Technological advances continue to make consumers more and more vulnerable to consumer fraud because their personal information is easily accessible. Unfortunately, there are people in the world that take advantage of this readily available consumer information.
It is common practice for businesses, organizations, and governmental agencies to collect personal consumer information. They collect the information for a large variety of reasons, and they sometimes sell or share this information for financial gain. The sharing, selling, and collecting of consumer information puts consumers at risk of having their personal and financial information stolen. Computer hackers have an easier time of gaining access to this information because it is so widely accessible.
Every consumer has rights to protect his or her information. Privacy of their information is the key to protecting those rights. The Federal Trade Commission (FTC) is an agency that handles all economic issues that affect the American public. Consumer privacy is crucial to its mission. The FTC and many other federal agencies have implemented laws that regulate and govern how financial institutions and companies collect, secure, and use the personal information of consumers.
Consumer privacy is protected by existing federal and state laws. These laws are enacted to safeguard consumers from possible fraudulent practices that may occur when changes are made to how information is shared and collected. Technological advances usually change how information is shared and collected.
There are consumer privacy laws that cover an extensive spectrum of issues including:
- How personal information is collected, shared, and used
- What types of information are protected
Consumer privacy laws safeguard a variety of personal consumer records including:
This is not a complete list of the records and information protected under consumer privacy laws. This list does, however, give you examples of the personal information that is covered and protected under these laws.

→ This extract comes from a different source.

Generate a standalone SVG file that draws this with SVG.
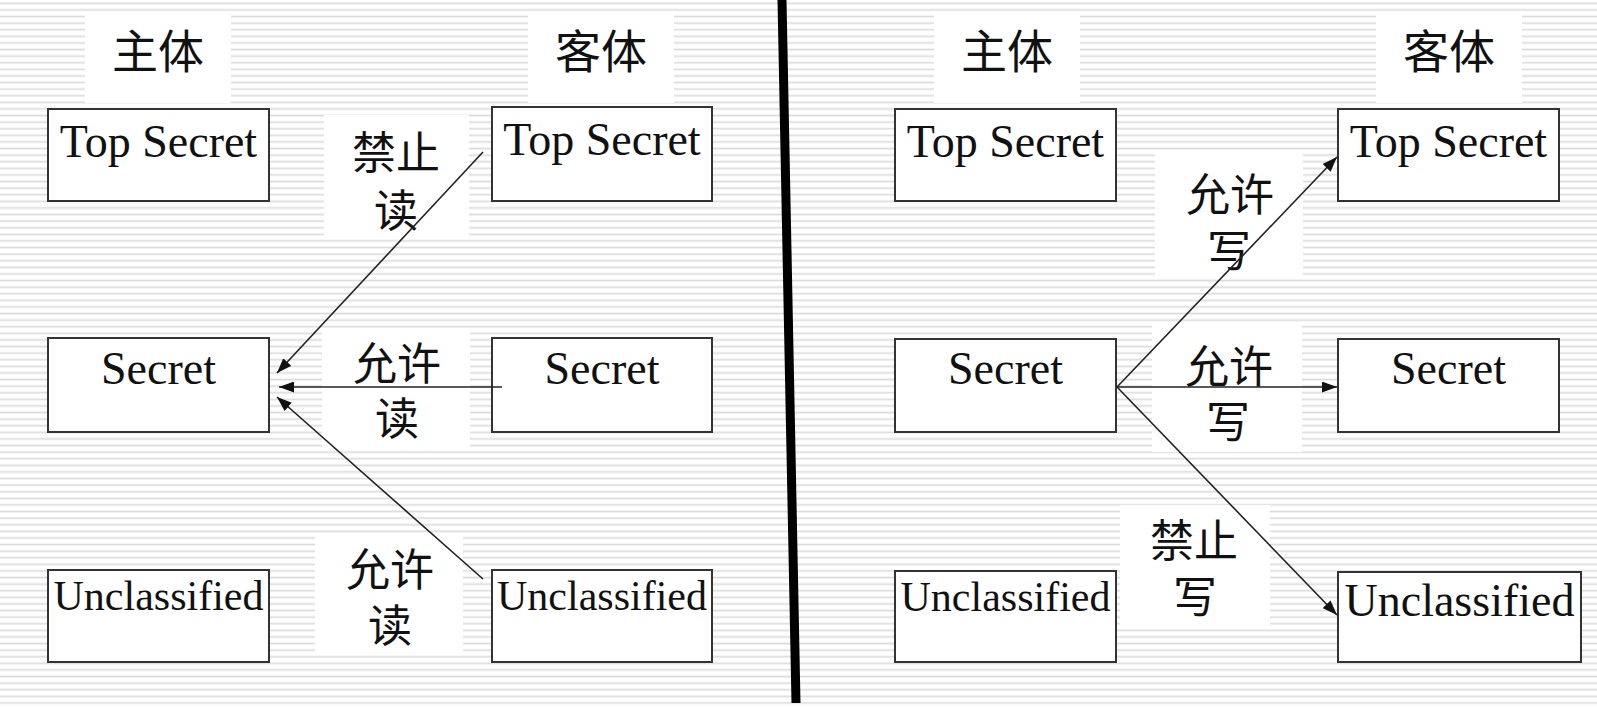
<svg xmlns="http://www.w3.org/2000/svg" width="1597" height="707" viewBox="0 0 1597 707">
<defs>
<pattern id="stripes" patternUnits="userSpaceOnUse" width="20" height="6.6">
<rect x="0" y="0" width="20" height="6.6" fill="#ffffff"/>
<rect x="0" y="2.5" width="20" height="1.7" fill="#dcdcdc"/>
</pattern>
<marker id="ah" markerUnits="userSpaceOnUse" markerWidth="15" markerHeight="11" refX="15" refY="5.5" orient="auto">
<path d="M0,0 L15,5.5 L0,11 z" fill="#111"/>
</marker>
<style>
.box{fill:#ffffff;stroke:#333333;stroke-width:2}
.t{font-family:"Liberation Serif","Times New Roman",serif;font-size:46px;fill:#111;text-anchor:middle}
.ts{font-size:42px}
.c{font-family:"Liberation Serif","Noto Sans CJK SC",serif;font-size:44px;fill:#111;text-anchor:middle}
.h{font-size:46px}
.bg{fill:#ffffff}
.cn{stroke:#222;stroke-width:1.6;fill:none;marker-end:url(#ah)}
</style>
</defs>
<rect x="0" y="0" width="1597" height="707" fill="url(#stripes)"/>

<g id="headings">
<rect class="bg" x="85" y="13" width="146" height="90"/>
<text class="c h" x="158" y="68">主体</text>
<rect class="bg" x="528" y="13" width="146" height="90"/>
<text class="c h" x="601" y="68">客体</text>
<rect class="bg" x="934" y="13" width="146" height="90"/>
<text class="c h" x="1007" y="68">主体</text>
<rect class="bg" x="1376" y="13" width="146" height="90"/>
<text class="c h" x="1449" y="68">客体</text>
</g>

<g id="labels">
<rect class="bg" x="324" y="115" width="145" height="124"/>
<text class="c" x="396" y="169">禁止</text>
<text class="c" x="396" y="227">读</text>
<rect class="bg" x="322" y="330" width="148" height="120"/>
<text class="c" x="397" y="380">允许</text>
<text class="c" x="397" y="435">读</text>
<rect class="bg" x="315" y="533" width="148" height="122"/>
<text class="c" x="390" y="586">允许</text>
<text class="c" x="390" y="642">读</text>
<rect class="bg" x="1155" y="153" width="148" height="125"/>
<text class="c" x="1230" y="211">允许</text>
<text class="c" x="1229" y="267">写</text>
<rect class="bg" x="1152" y="322" width="150" height="130"/>
<text class="c" x="1229" y="383">允许</text>
<text class="c" x="1228" y="438">写</text>
<rect class="bg" x="1120" y="505" width="150" height="123"/>
<text class="c" x="1194" y="557">禁止</text>
<text class="c" x="1195" y="613">写</text>
</g>

<g id="divider">
<line x1="782" y1="0" x2="796" y2="703" stroke="#000" stroke-width="9"/>
</g>

<g id="L-subj-ts"><rect class="box" x="48" y="109" width="221" height="92"/><text class="t" x="158.5" y="157">Top Secret</text></g>
<g id="L-subj-s"><rect class="box" x="48" y="338" width="221" height="94"/><text class="t" x="158.5" y="384">Secret</text></g>
<g id="L-subj-u"><rect class="box" x="48" y="570" width="221" height="92"/><text class="t ts" x="158.5" y="610">Unclassified</text></g>

<g id="L-obj-ts"><rect class="box" x="492" y="107" width="220" height="94"/><text class="t" x="602" y="155">Top Secret</text></g>
<g id="L-obj-s"><rect class="box" x="492" y="338" width="220" height="94"/><text class="t" x="602" y="384">Secret</text></g>
<g id="L-obj-u"><rect class="box" x="492" y="570" width="220" height="92"/><text class="t ts" x="602" y="610">Unclassified</text></g>

<g id="R-subj-ts"><rect class="box" x="895" y="109" width="221" height="92"/><text class="t" x="1005.5" y="157">Top Secret</text></g>
<g id="R-subj-s"><rect class="box" x="895" y="339" width="221" height="93"/><text class="t" x="1005.5" y="384">Secret</text></g>
<g id="R-subj-u"><rect class="box" x="895" y="571" width="221" height="91"/><text class="t ts" x="1005.5" y="611">Unclassified</text></g>

<g id="R-obj-ts"><rect class="box" x="1338" y="109" width="221" height="92"/><text class="t" x="1448.5" y="157">Top Secret</text></g>
<g id="R-obj-s"><rect class="box" x="1338" y="339" width="221" height="93"/><text class="t" x="1448.5" y="384">Secret</text></g>
<g id="R-obj-u"><rect class="box" x="1338" y="572" width="243" height="90"/><text class="t" x="1459.5" y="616">Unclassified</text></g>

<g id="connectors">
<line class="cn" x1="483" y1="152" x2="277" y2="373"/>
<line class="cn" x1="502" y1="387" x2="279" y2="387"/>
<line class="cn" x1="483" y1="579" x2="277" y2="397"/>
<line class="cn" x1="1117" y1="387" x2="1337" y2="157"/>
<line class="cn" x1="1117" y1="387" x2="1337" y2="387"/>
<line class="cn" x1="1117" y1="387" x2="1337" y2="615"/>
</g>
</svg>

A Partial List of Consumer Privacy Laws
Fair Credit Reporting Act (FCRA): In 1970, Congress enacted the Fair Credit Reporting Act (FCRA) to regulate how consumer information was disclosed by credit reporting companies. The FCRA states that credit reporting companies can only disclose the personal information of consumers to their party companies for legitimate purposes. This law does not restrict either the type or amount of information that is collected.
Children’s Online Privacy Protection Act (COPPA) of 1998: The COPPA is a law that protects the private information of children under the age of 12 from the possible misuse by online services and websites directly targeted to children. This law requires that parental notification be given following the collection of a child’s information or that parental consent be given before any personal information is collected from children.
The Gramm-Leach-Bliley Act (1999): Financial institutions are regulated by this act in the way they share and use consumers’ personal information. This act also gives consumers restricted control with how the financial institutions share and use their information. Consumers have an opt-out option to help protect their personal information.
A private lawsuit may be filed by consumers on their own or on behalf of a group of people including themselves who have experienced the trials of their privacy rights being violated.
Protecting Your Consumer Privacy Rights
Consumer privacy is at the root of many fraudulent practices. There are several precautions consumers can take to protect their consumer privacy rights. Here are some general guidelines for preserving the privacy of personal information:
- Look for and READ privacy policies when executing transactions on the Internet. If you don’t understand the language, email the site’s webmaster or other contact and ask for clarification.
- Do not use your email account at work to conduct personal business. Many people are not aware that their boss has a legal right to information that passes through the company’s computers, including emails.
- Check to ensure the security of online forms. Usually this involves finding out whether or not forms you submit will be encrypted – a coding process that allows only the intended recipient to view the information. Protected pages on the web will show a “lock” graphic at the bottom of the page, which you can click on to learn more about the certificate of privacy protection issued to the host of the site.
- Make sure to clear your computer’s browsing activity. This is a simple process but differs according to the browser you use. You will want to find the “empty cache” or “clear history” button.
- Do not provide companies with more information than required, especially if they ask for irrelevant information regarding lifestyle, habits, or other preferences.
- Encrypt your emails. Find out if your email program has encryption and if so, use it. If not, Pretty Good Privacy (PGP) provides free encryption for non-commercial use.
- Use your power to opt-out of third party information sharing. Many online companies offer you the opportunity to have your name removed from information sharing lists. While the offer to “opt out” is sometimes not immediately conspicuous, it is your right and you should exercise it.
- Tell your children to ask for your permission before providing their personal information or that of the family online. Congress enacted the Children’s Online Privacy Protection Act (COPPA) in 1998 to protect the personal information of children under 12 obtained via the Web.
- Use common sense. Always ask questions and seek out resources if you are concerned about the privacy of your personal information. This is especially true for transactions conducted over the Internet, where control of your personal information is limited.